Здесь прерву повествование о семье Егоровых, чтобы дополнить его отрывками из дневниковых записей Василия Алексеевича. Оказывается, помимо воспоминаний о партизанском движении в годы войны, опубликованных в газете «Знамя труда», он написал практически документальные книги о своей жизни – довоенной и послевоенной. Благодаря потомкам Василия Алексеевича – детям, внукам – эти уникальные документы сохранились. После освобождения района от фашистов В.А. Егоров вместе с боевыми товарищами по партизанской деятельности участвовал в восстановлении разрушенного хозяйства.

Из дневниковых записей
В.А. Егорова:

«Командира бригады И.Г. Светлова назначили первым секретарем РК партии, М.О. Иванова – председателем райисполкома, меня – заведующим орг-инструкторским отделом РК партии. … В поселке Сланцы все было немцами разрушено. Оставшееся население проживало в разрушенных строениях, а многие были еще в лесу, в землянках. А поэтому мы, работники РК партии, райисполкома разместились проживать в д. Большие Поля, в доме Порамонова Бориса. В доме Уточкина остановился командующий 2-й Ударной армии генерал-лейтенант И.И. Федюнинский. По вечерам он иногда приглашал нас на ужин, очень интересовался, как идут дела в районе по восстановлению хозяйства. …В помощь нам обком партии прислал из Ленинграда 15 членов партии, которые разъехались по району для организации сельсоветов и колхозов. Они совместно с нашими работниками РК партии и райисполкома успешно провели эту работу. 8 февраля 1944 года начали работу ряд сельсоветов.
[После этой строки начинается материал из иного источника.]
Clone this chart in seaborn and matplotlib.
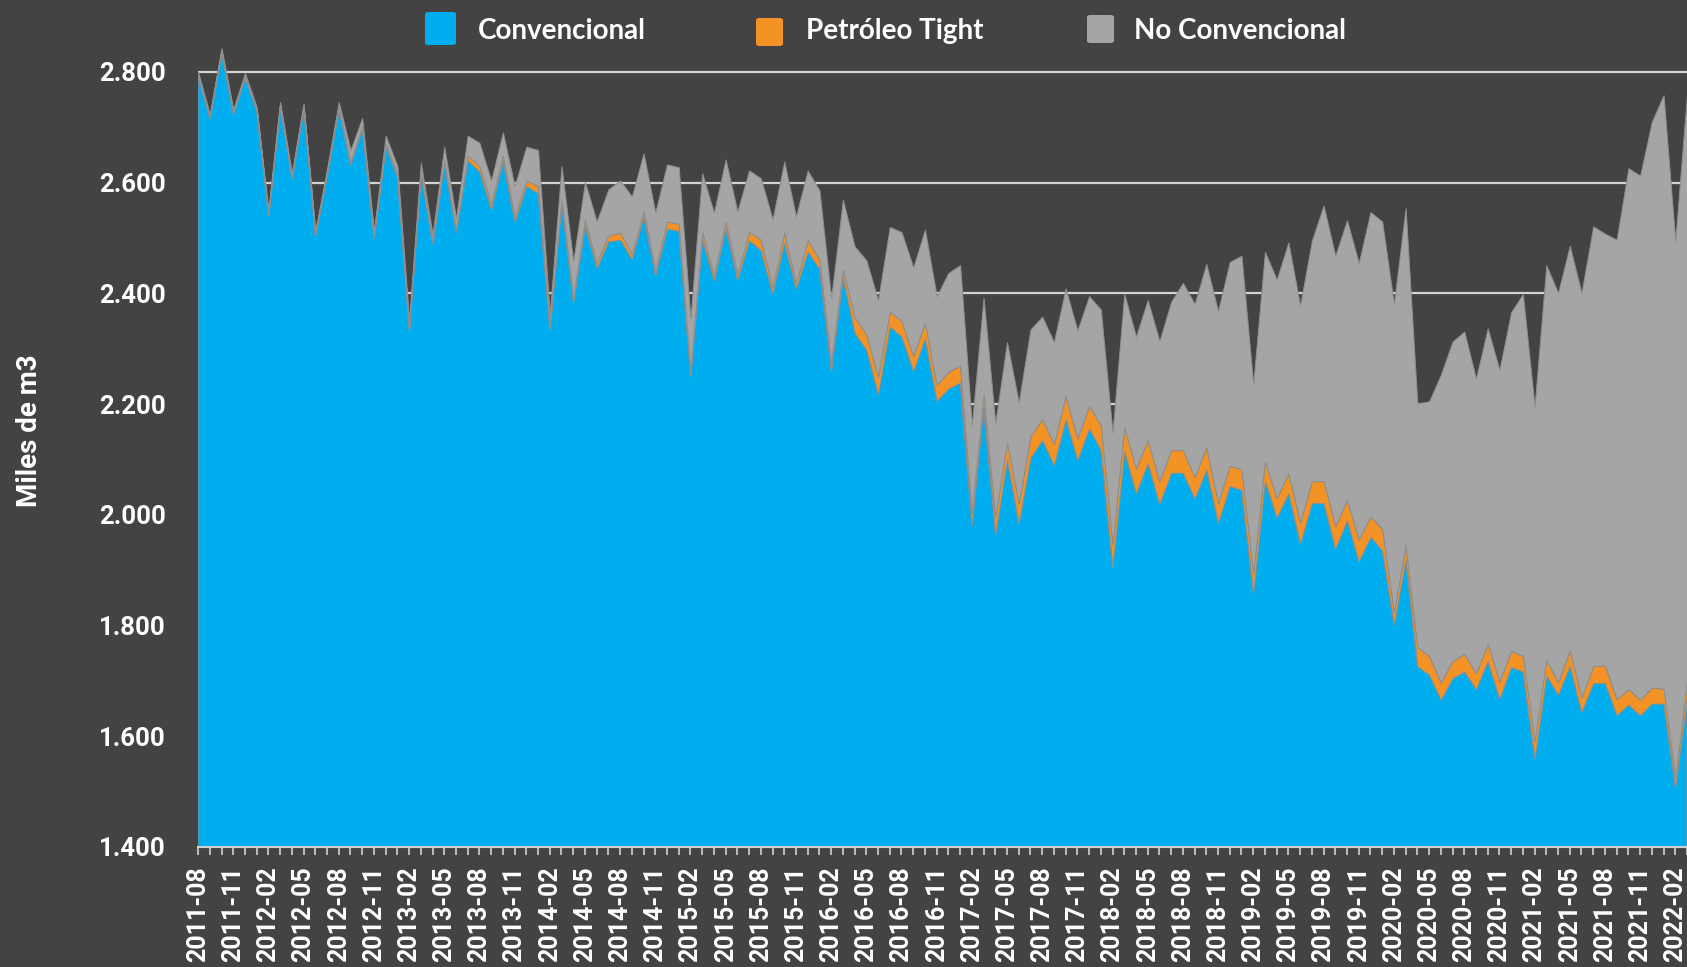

К 20 февраля в районе были восстановлены и стали работать 56 колхозов. … В то время на учёте в районе были 117 комсомольцев, 10 организаций, всего молодёжи 850 человек. В колхозах к 1 апреля 1944 года было создано 13 комсомольско-молодёжных звеньев по сбору и вывозке удобрений на поля. На 20 февраля в колхозах района был создан семенной фонд зерновых и бобовых – 731 центнер, картофеля – 1237 центнеров, построено 6 амбаров, учтён сельхозинвентарь, начат его ремонт в 4 кузницах».
Работы по восстановлению колхозов проходили в сложных условиях – район оставался прифронтовым. В начале июня 1944 года командование предложило районным организациям переехать из Сланцев в Сижно, а затем в Рудненский и Новосельский сельсоветы. И когда в июле из Ярославской области приехала семья В.А. Егорова, поначалу жили в Гусевой Горе. К осени 1944 года все организации вернулись в Сланцы, разместились в зданиях на ул. Дорожная. Семьи работников РК партии и райисполкома жили в домах колхозников в д. Большие Поля.

Из дневниковых записей
В.А. Егорова:

«Я со своей семьей проживал в доме дяди Василия Лаврентьева. Он очень тепло и дружелюбно к нам относился. Питаться мы стали по полученным карточкам. Моя жена и дети получали карточки, как неработающие, продуктов давали мало, я получал литерную норму. Но мы были рады и этому, рады мирным условиям. Я мало времени находился дома, как и все руководящие работники, больше времени проводил на селе, в колхозах».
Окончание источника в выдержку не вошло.